Mr. Johnson argued, at a suppression hearing that the encounter violated levels 1, 2,
and 3 of De Bour—after those arguments were rejected, he was convicted after trial of
drug possession.

CAL Observes: The majority opinion, written by Chief Judge Wilson, performs a
relatively straightforward reasonable suspicion analysis. Skipping over levels 1 and 2,
the Court held that Mr. Johnson’s movements while in the car, attempts to pull up his
pants, and his appearing nervous while being questions did not amount to reasonable
suspicion—thus, the officer had no justification for stopping or frisking Mr.
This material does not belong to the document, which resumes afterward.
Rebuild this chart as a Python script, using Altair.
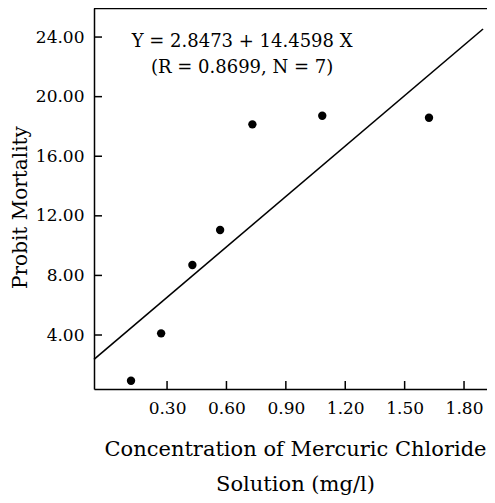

Johnson
and the drugs had to be suppressed.

More interesting is Judge Rivera’s concurrence in the result, in which she argues that
De Bour’s four-tiered framework should be abolished, and that the police should be
required to have reasonable suspicion before initiating encounters with private
individuals.

Judge Rivera levels two primary attacks on De Bour. The first is jurisprudential: in
many cases, the court, just as the majority did here, skips levels 1 and 2. (Throwing a
bone to appellate lawyers, Judge Rivera laments that arguments directed at levels 1 and

2 are frequently unpreserved.) This renders the law as to those levels undeveloped,
leaving the police relatively unconstrained in sub-Terry encounters.

The second attack is more robust. According to Judge Rivera, the De Bour framework
perversely encourages the police to approach people. Because the distinctions between
the justifications required for each level of intrusion are difficult to define (and are
undeveloped), it is easy for police officers, having initiated a level 1 encounter, to
“escalate” that encounter. For example, because police-citizen stops are dangerous, an
officer will often, having initiated a level 1 or 2 encounter, have reason to fear for their
safety, justifying further intrusion. Judge Rivera could have, but does not, point out
that, having legally initiated an encounter, officers can simply lie about the
circumstances to justify further intrusions (something that seems likely to have
occurred in this case).

The potential for escalation is enhanced because the citizen’s primary defense against
suspicionless police intrusion—the right to terminate a sub-Terry encounter—is
difficult to exercise. Court of Appeals precedent permits the police to direct a person
to stop in order to conduct a level 1 inquiry, See People v. Reyes, 83 N.Y.2d 945 (1994),
and people, especially people of color, having been so directed, rarely feel that they
can walk away from the police and terminate the encounter, even if they are legally
permitted to do so. This permission itself is suspect because a person’s decision to
walk away from the police, when combined with other factors, can provide reasonable
suspicion.

The permissiveness of the De Bour framework has been corrosive. Data establishes
that Level 1 and 2 stops are extremely common and that they are routinely escalated,
despite the fact that they rarely result in summonses or arrests. Police officers
routinely engage in racial profiling in making stops, and people of color and the
mentally ill bear the brunt of escalating stops. De Bour, meant to advance the right to
be left alone and public safety, impedes both.

It remains to be seen whether any of the other Judges will take up Judge Rivera’s
view—at the very least, the argument should be preserved so we can find out.